Some residents of neighboring communities, accustomed to having federal lands largely under their use and control, have characterized the monuments as “land grabs,” although the lands in question are all public. That unrest is not unusual; it just speaks more loudly to this president. That even some of those communities have been excluded from discussions about potential changes should be cause for concern. Zinke certainly has not reached out to the full range of interested parties.
Concerns about use restrictions that might hamper local economies are valid topics for logical discussion: What activities really will be prohibited or shrink significantly because of a monument’s designation? What new ones will be gained? Worst fears have not been realized for older monument designations, including Canyons of the Ancients, another archaeological monument where traditional uses, including energy development and cattle grazing, have continued.
Federal lands are not locally owned but widely held. Management decisions must balance many considerations, but a president has no magical power to rewind history and restore an area to prosperity. No matter what Trump and Zinke do, economies, including those related to oil and gas, are buffeted by many forces unrelated to neighboring monuments.
No one is served well by abrupt pendulum swings.
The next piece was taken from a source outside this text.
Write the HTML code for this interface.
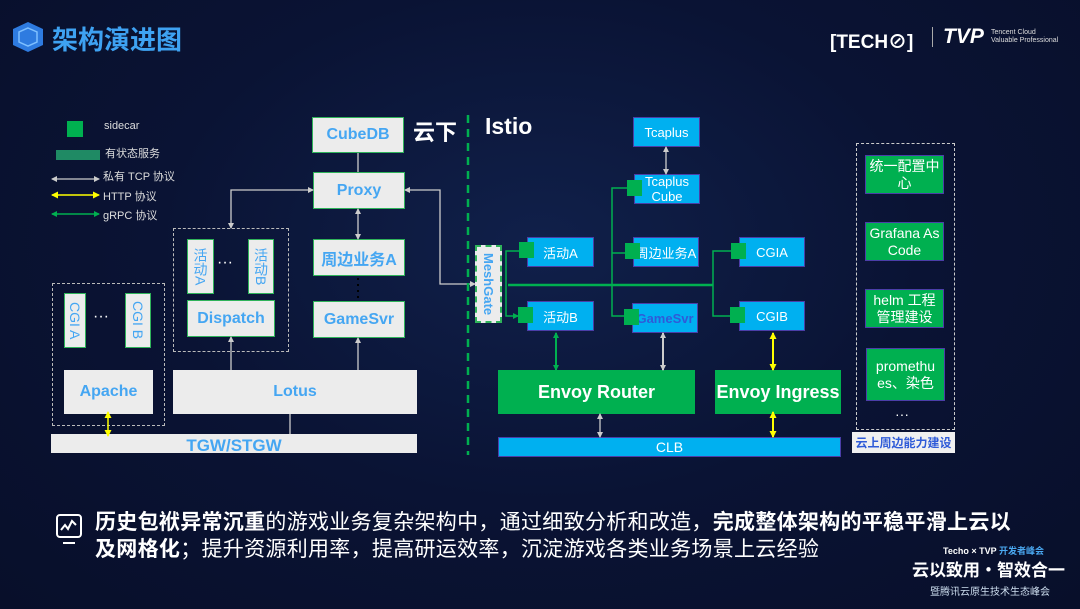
<!DOCTYPE html>
<html><head><meta charset="utf-8"><style>
*{margin:0;padding:0;box-sizing:border-box}
body{width:1080px;height:609px;overflow:hidden;background:#0a1132;font-family:"Liberation Sans","Noto Sans CJK SC",sans-serif;position:relative}
.bg{position:absolute;inset:0;background:radial-gradient(ellipse at 50% 40%,#10204a 0%,#0a1334 50%,#080f2a 100%)}
.a{position:absolute;display:flex;align-items:center;justify-content:center;text-align:center}
.g{background:#ececec;border:1px solid #2fb35a;color:#45a6f2;font-weight:bold;font-size:16px}
.gw{background:#ececec;color:#45a6f2;font-weight:bold;font-size:16px}
.b{background:#00b0f0;border:1px solid #4b3ea8;color:#fff;font-size:13px}
.gr{background:#00b050;color:#fff;font-weight:bold;font-size:18px}
.rg{background:#00b050;border:1px solid #4b3ea8;color:#fff;font-size:14px;line-height:17px}
.sc{position:absolute;width:15px;height:16px;background:#00b050}
.vt{writing-mode:vertical-rl;font-weight:normal;font-size:14px}
.t{position:absolute;color:#ddd;font-size:11px;white-space:nowrap}
</style></head><body>
<div class="bg"></div>
<svg style="position:absolute;left:10px;top:21px" width="36" height="32" viewBox="0 0 36 32"><polygon points="18,1 33,8 33,24 18,31 3,24 3,8" fill="#2e7be0"/><polygon points="18,7 27,11 27,21 18,25 9,21 9,11" fill="none" stroke="#7fc0ff" stroke-width="1.5"/></svg>
<div style="position:absolute;left:52px;top:20px;color:#3ea2f2;font-size:26px;font-weight:bold;font-family:'Noto Sans CJK SC',sans-serif;white-space:nowrap">架构演进图</div>
<div style="position:absolute;left:830px;top:27px;color:#fff;font-size:19px;font-weight:bold">[TECH⊘]</div>
<div style="position:absolute;left:932px;top:27px;width:1px;height:20px;background:#aaa"></div>
<div style="position:absolute;left:943px;top:25px;color:#fff;font-size:21px;font-weight:bold;font-style:italic">TVP</div>
<div style="position:absolute;left:991px;top:29px;color:#ddd;font-size:7px;line-height:8px">Tencent Cloud<br>Valuable Professional</div>
<div class="sc" style="left:67px;top:121px;width:16px"></div>
<div class="t" style="left:104px;top:120px">sidecar</div>
<div style="position:absolute;left:56px;top:150px;width:44px;height:10px;background:#1f8a64"></div>
<div class="t" style="left:105px;top:145px">有状态服务</div>
<div class="t" style="left:103px;top:168px">私有 TCP 协议</div>
<div class="t" style="left:103px;top:188px">HTTP 协议</div>
<div class="t" style="left:103px;top:207px">gRPC 协议</div>
<div class="a g" style="left:312px;top:117px;width:92px;height:36px">CubeDB</div>
<div class="a g" style="left:313px;top:172px;width:92px;height:37px">Proxy</div>
<div class="a g" style="left:313px;top:239px;width:92px;height:37px">周边业务A</div>
<div class="a g" style="left:313px;top:301px;width:92px;height:37px">GameSvr</div>
<div class="a gw" style="left:173px;top:370px;width:244px;height:44px">Lotus</div>
<div class="a gw" style="left:51px;top:434px;width:366px;height:19px;padding-top:4px;font-size:17px">TGW/STGW</div>
<div class="a gw" style="left:64px;top:370px;width:89px;height:44px">Apache</div>
<div style="position:absolute;left:52px;top:283px;width:113px;height:143px;border:1px dashed #bbb"></div>
<div class="a g vt" style="left:64px;top:293px;width:22px;height:55px;font-weight:normal">CGI A</div>
<div class="a g vt" style="left:125px;top:293px;width:26px;height:55px;font-weight:normal">CGI B</div>
<div class="t" style="left:93px;top:308px;font-size:16px;color:#fff">···</div>
<div style="position:absolute;left:173px;top:228px;width:116px;height:124px;border:1px dashed #bbb"></div>
<div class="a g vt" style="left:187px;top:239px;width:27px;height:55px;font-weight:normal">活动A</div>
<div class="a g vt" style="left:248px;top:239px;width:26px;height:55px;font-weight:normal">活动B</div>
<div class="t" style="left:217px;top:254px;font-size:16px;color:#fff">···</div>
<div class="a g" style="left:187px;top:300px;width:88px;height:37px">Dispatch</div>
<div style="position:absolute;left:413px;top:115px;color:#fff;font-size:22px;font-weight:bold;font-family:'Noto Sans CJK SC',sans-serif">云下</div>
<div style="position:absolute;left:485px;top:113px;color:#fff;font-size:23px;font-weight:bold">Istio</div>
<div class="a" style="left:475px;top:245px;width:27px;height:78px;background:#ececec;border:2px dashed #2fb35a;color:#45a6f2;font-weight:bold;font-size:13px;writing-mode:vertical-rl">MeshGate</div>
<div class="a b" style="left:633px;top:117px;width:67px;height:30px">Tcaplus</div>
<div class="a b" style="left:634px;top:174px;width:66px;height:30px;line-height:15px">Tcaplus<br>Cube</div>
<div class="a b" style="left:527px;top:237px;width:67px;height:30px">活动A</div>
<div class="a b" style="left:633px;top:237px;width:66px;height:30px">周边业务A</div>
<div class="a b" style="left:739px;top:237px;width:66px;height:30px">CGIA</div>
<div class="a b" style="left:527px;top:301px;width:67px;height:30px">活动B</div>
<div class="a b" style="left:632px;top:303px;width:66px;height:30px;color:#2f5bd8;font-weight:bold">GameSvr</div>
<div class="a b" style="left:739px;top:301px;width:66px;height:30px">CGIB</div>
<div class="sc" style="left:627px;top:180px"></div>
<div class="sc" style="left:519px;top:242px"></div>
<div class="sc" style="left:625px;top:243px"></div>
<div class="sc" style="left:731px;top:243px"></div>
<div class="sc" style="left:518px;top:307px"></div>
<div class="sc" style="left:624px;top:309px"></div>
<div class="sc" style="left:730px;top:307px"></div>
<div class="a gr" style="left:498px;top:370px;width:197px;height:44px">Envoy Router</div>
<div class="a gr" style="left:715px;top:370px;width:126px;height:44px">Envoy Ingress</div>
<div class="a" style="left:498px;top:437px;width:343px;height:20px;background:#00b0f0;color:#fff;font-size:14px;border:1px solid #4b3ea8">CLB</div>
<div style="position:absolute;left:856px;top:143px;width:99px;height:287px;border:1px dashed #ccc"></div>
<div class="a rg" style="left:865px;top:155px;width:79px;height:39px">统一配置中<br>心</div>
<div class="a rg" style="left:865px;top:222px;width:79px;height:39px">Grafana As<br>Code</div>
<div class="a rg" style="left:865px;top:289px;width:79px;height:39px">helm 工程<br>管理建设</div>
<div class="a rg" style="left:866px;top:348px;width:79px;height:53px">promethu<br>es、染色</div>
<div class="t" style="left:895px;top:406px;font-size:14px;color:#fff">···</div>
<div class="a" style="left:852px;top:432px;width:103px;height:21px;background:#f0f0f0;color:#2f5bd8;font-size:12px;font-weight:bold">云上周边能力建设</div>
<svg style="position:absolute;left:0;top:0" width="1080" height="609">
<defs>
<marker id="w" markerUnits="userSpaceOnUse" markerWidth="6" markerHeight="6" refX="5" refY="3" orient="auto-start-reverse"><path d="M0,0L6,3L0,6z" fill="#ccc"/></marker>
<marker id="y" markerUnits="userSpaceOnUse" markerWidth="7" markerHeight="7" refX="6" refY="3.5" orient="auto-start-reverse"><path d="M0,0L7,3.5L0,7z" fill="#ff0"/></marker>
<marker id="gm" markerUnits="userSpaceOnUse" markerWidth="6" markerHeight="6" refX="5" refY="3" orient="auto-start-reverse"><path d="M0,0L6,3L0,6z" fill="#00b050"/></marker>
</defs>
<g stroke="#ccc" stroke-width="1.3" fill="none">
<line x1="52" y1="179" x2="99" y2="179" marker-start="url(#w)" marker-end="url(#w)"/>
<line x1="358" y1="153" x2="358" y2="172"/>
<line x1="358" y1="209" x2="358" y2="239" marker-start="url(#w)" marker-end="url(#w)"/>
<polyline points="313,190 231,190 231,228" marker-start="url(#w)" marker-end="url(#w)"/>
<polyline points="405,190 440,190 440,284 475,284" marker-start="url(#w)" marker-end="url(#w)"/>
<line x1="231" y1="337" x2="231" y2="370" marker-start="url(#w)"/>
<line x1="358" y1="338" x2="358" y2="370" marker-start="url(#w)"/>
<line x1="290" y1="414" x2="290" y2="434"/>
<line x1="666" y1="147" x2="666" y2="174" marker-start="url(#w)" marker-end="url(#w)"/>
<line x1="663" y1="333" x2="663" y2="370" stroke-width="2" marker-start="url(#w)" marker-end="url(#w)"/>
<line x1="600" y1="414" x2="600" y2="437" marker-start="url(#w)" marker-end="url(#w)"/>
</g>
<line x1="358" y1="278" x2="358" y2="300" stroke="#000" stroke-width="2" stroke-dasharray="2,4"/>
<g stroke="#ff0" stroke-width="1.5" fill="none">
<line x1="52" y1="195" x2="99" y2="195" marker-start="url(#y)" marker-end="url(#y)"/>
<line x1="108" y1="412" x2="108" y2="436" marker-start="url(#y)" marker-end="url(#y)"/>
<line x1="773" y1="333" x2="773" y2="370" stroke-width="2" marker-start="url(#y)" marker-end="url(#y)"/>
<line x1="773" y1="412" x2="773" y2="437" stroke-width="2" marker-start="url(#y)" marker-end="url(#y)"/>
</g>
<g stroke="#00b050" stroke-width="1.5" fill="none">
<line x1="52" y1="214" x2="99" y2="214" marker-start="url(#gm)" marker-end="url(#gm)"/>
<line x1="508" y1="285" x2="713" y2="285" stroke-width="2.5"/>
<polyline points="519,251 506,251 506,316 518,316" marker-end="url(#gm)"/>
<polyline points="627,188 612,188 612,316 624,316"/>
<line x1="612" y1="253" x2="625" y2="253"/>
<polyline points="731,251 713,251 713,316 730,316"/>
<line x1="556" y1="333" x2="556" y2="370" stroke-width="2" marker-start="url(#gm)" marker-end="url(#gm)"/>
</g>
<line x1="468" y1="115" x2="468" y2="455" stroke="#00b050" stroke-width="2.5" stroke-dasharray="8,6"/>
</svg>
<svg style="position:absolute;left:55px;top:513px" width="28" height="34" viewBox="0 0 28 34"><rect x="2" y="2" width="24" height="22" rx="3" fill="none" stroke="#fff" stroke-width="2"/><polyline points="6,17 10,12 13,16 17,8 21,12" fill="none" stroke="#fff" stroke-width="2"/><line x1="8" y1="30" x2="20" y2="30" stroke="#fff" stroke-width="2"/></svg>
<div style="position:absolute;left:95px;top:508px;color:#fff;font-size:21px;line-height:27px;white-space:nowrap;font-family:'Noto Sans CJK SC',sans-serif;letter-spacing:0.3px"><b>历史包袱异常沉重</b>的游戏业务复杂架构中，通过细致分析和改造，<b>完成整体架构的平稳平滑上云以</b><br><b>及网格化</b>；提升资源利用率，提高研运效率，沉淀游戏各类业务场景上云经验</div>
<div style="position:absolute;left:943px;top:544px;color:#fff;font-size:9px;font-weight:bold;white-space:nowrap">Techo × TVP <span style="color:#4aa8f0">开发者峰会</span></div>
<div style="position:absolute;left:912px;top:556px;color:#fff;font-size:17px;font-weight:bold;font-family:'Noto Sans CJK SC',sans-serif;white-space:nowrap">云以致用·智效合一</div>
<div style="position:absolute;left:930px;top:583px;color:#cde;font-size:10px;font-family:'Noto Sans CJK SC',sans-serif;white-space:nowrap">暨腾讯云原生技术生态峰会</div>
</body></html>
Congress has the authority to alter monument boundaries, but whether Trump legally can – a move unprecedented among recent administrations – seems destined to be decided by a court ruling about constitutionality rather than a public discussion about advisability. That’s hardly optimal.
Until more details are released, the primary value that must be upheld is the public’s best interest – transparency that enables effective public participation in decisions about public access to and use of public lands.